IronPython - Integer performance improvements

When I was puddling around in IronPython ahead of an upcoming project I spotted something interesting - when we want to deal with integers within the IronPython interpreter we frequently call a function in Microsoft.Scripting.Runtime.ScriptingRuntimeHelpers called Int32ToObject:

    public static object Int32ToObject(Int32 value) {
        // caches improves pystone by ~5-10% on MS .Net 1.1, this is a very integer intense app
        // TODO: investigate if this still helps perf. There's evidence that it's harmful on
        // .NET 3.5 and 4.0

        if (value < MAX_CACHE && value >= MIN_CACHE) {
            return cache[value - MIN_CACHE];
        }
        return (object)value;
    }
For integers in the range -100 and 1,000 we maintain a cached array of objects already converted from Int32. This is called a lot even in relatively innocuous looking programs - to see this we can a simple Console.Out.WriteLine("Int32ToObject") in there and count the number of times it occurs in a program that simply prints "Hello, world!" we can see this:
    $ cat hello.py
    print "Hello, world!"
    $ ./bin/Debug/ipy.exe hello.py | grep -c "Int32ToObject"
    1317

The code itself specifically references the pystone benchmark (which I found here) in a comment suggesting that we could see a performance improvement on pystone with versions of .NET newer than 3.5 - which appears to be the minimum version later versions of IronPython supports.

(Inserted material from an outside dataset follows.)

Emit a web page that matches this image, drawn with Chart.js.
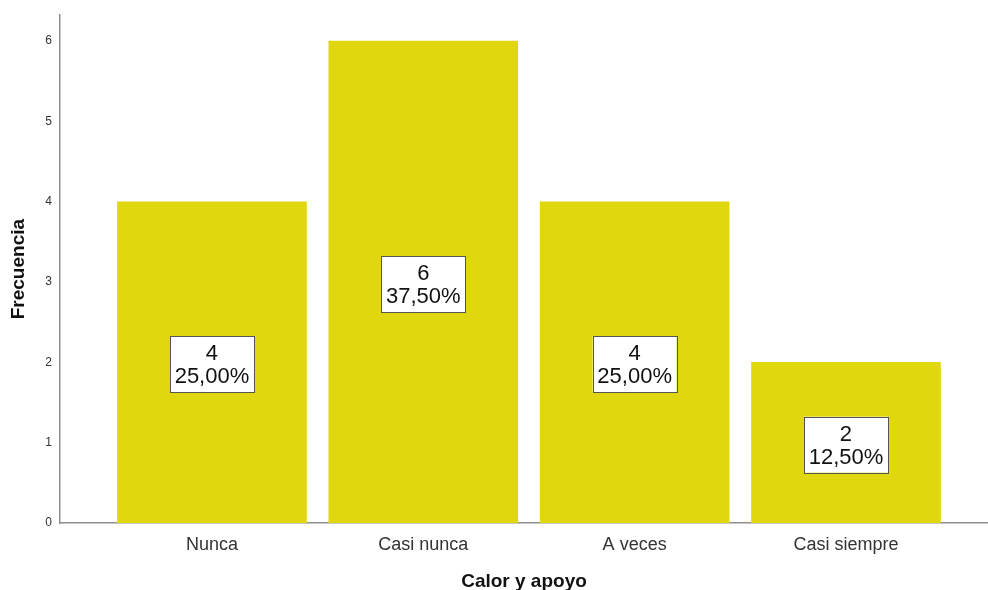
<!DOCTYPE html>
<html>
<head>
<meta charset="utf-8">
<script src="https://cdn.jsdelivr.net/npm/chart.js@4"></script>
<style>
    html, body { margin: 0; padding: 0; background: #fff; }
    #wrap { width: 988px; height: 590px; position: relative; }
</style>
</head>
<body>
<div id="wrap"><canvas id="freqChart"></canvas></div>
<script>
// Calor y apoyo - frequency per category
const categories = ['Nunca', 'Casi nunca', 'A veces', 'Casi siempre'];
const frequencies = [4, 6, 4, 2];
const percentLabels = ['25,00%', '37,50%', '25,00%', '12,50%'];
const yTicks = [0, 1, 2, 3, 4, 5, 6];

const barColor = '#e1d70f';
const axisColor = '#8f8f8f';
const fontFamily = '"Liberation Sans", Arial, sans-serif';

// Draw the white count / percent boxes in the middle of each bar
const boxLabels = {
    id: 'boxLabels',
    afterDatasetsDraw(chart) {
        const ctx = chart.ctx;
        const meta = chart.getDatasetMeta(0);
        ctx.save();
        meta.data.forEach((bar, i) => {
            const cx = bar.x;
            const cy = (bar.y + bar.base) / 2 + 2;
            const w = 84, h = 56;
            ctx.fillStyle = '#ffffff';
            ctx.fillRect(cx - w / 2, cy - h / 2, w, h);
            ctx.strokeStyle = '#555555';
            ctx.lineWidth = 1;
            ctx.strokeRect(Math.round(cx - w / 2) + 0.5, Math.round(cy - h / 2) + 0.5, w, h);
            ctx.fillStyle = '#111111';
            ctx.font = '22px ' + fontFamily;
            ctx.textAlign = 'center';
            ctx.textBaseline = 'middle';
            ctx.fillText(String(frequencies[i]), cx, cy - 10);
            ctx.fillText(percentLabels[i], cx, cy + 13);
        });
        ctx.restore();
    }
};

new Chart(document.getElementById('freqChart').getContext('2d'), {
    type: 'bar',
    data: {
        datasets: [{
            data: frequencies.map((v, i) => ({ x: i, y: v })),
            backgroundColor: barColor,
            borderWidth: 0,
            barThickness: 189
        }]
    },
    options: {
        responsive: true,
        maintainAspectRatio: false,
        animation: false,
        layout: { padding: { top: 11, right: 0, left: 0, bottom: 0 } },
        plugins: {
            legend: { display: false },
            tooltip: { enabled: false }
        },
        scales: {
            x: {
                type: 'linear',
                offset: false,
                min: -0.719,
                max: 3.672,
                grid: { display: false, drawTicks: false },
                border: { display: true, color: axisColor, width: 1.5 },
                afterBuildTicks: scale => {
                    scale.ticks = categories.map((c, i) => ({ value: i }));
                },
                afterFit: scale => { scale.height = 67; },
                ticks: {
                    padding: 11,
                    color: '#333333',
                    font: { family: fontFamily, size: 18 },
                    callback: value => categories[value]
                },
                title: {
                    display: true,
                    text: 'Calor y apoyo',
                    color: '#111111',
                    font: { family: fontFamily, size: 19, weight: 'bold' },
                    padding: { top: 0, bottom: -3 }
                }
            },
            y: {
                min: 0,
                max: 6.322,
                grid: { display: false, drawTicks: false },
                border: { display: true, color: axisColor, width: 1.5 },
                afterBuildTicks: scale => {
                    scale.ticks = yTicks.map(v => ({ value: v }));
                },
                afterFit: scale => { scale.width = 60; },
                ticks: {
                    padding: 8,
                    color: '#333333',
                    font: { family: fontFamily, size: 12 }
                },
                title: {
                    display: true,
                    text: 'Frecuencia',
                    color: '#111111',
                    font: { family: fontFamily, size: 19, weight: 'bold' },
                    padding: { top: 7, bottom: 0 }
                }
            }
        }
    },
    plugins: [boxLabels]
});
</script>
</body>
</html>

I built the Release configuration of IronPython both before and after removing this cache functionality, and tested the default pystone benchmark on my work computer (a pretty hefty 8-core Xeon E3-1275 @ 3.6 GHz, with 32GB RAM) - the results are below where I ran the test 10 times and took the average. The values output by the benchmark are "pystones per second" - where one "pystone" is an iteration through the main loop inside the Proc0() function which performs a number of integer operations and function calls:


Before  After 
1. 238262 234663
2. 239115 234595
3. 245149 245931
4. 237845 302562
5. 228906 295027
6. 248294 275535
7. 258694 297271
8. 246650 282791
9. 235741 296104
10. 233604 274396
Average 241226 273887

So with the fix we see 32,661 more of these iterations per-second, which is roughly a 13.5% improvement. This makes sense - presumably casting each int to object has been improved so that it's nearly free, leaving the overhead being a simple function call.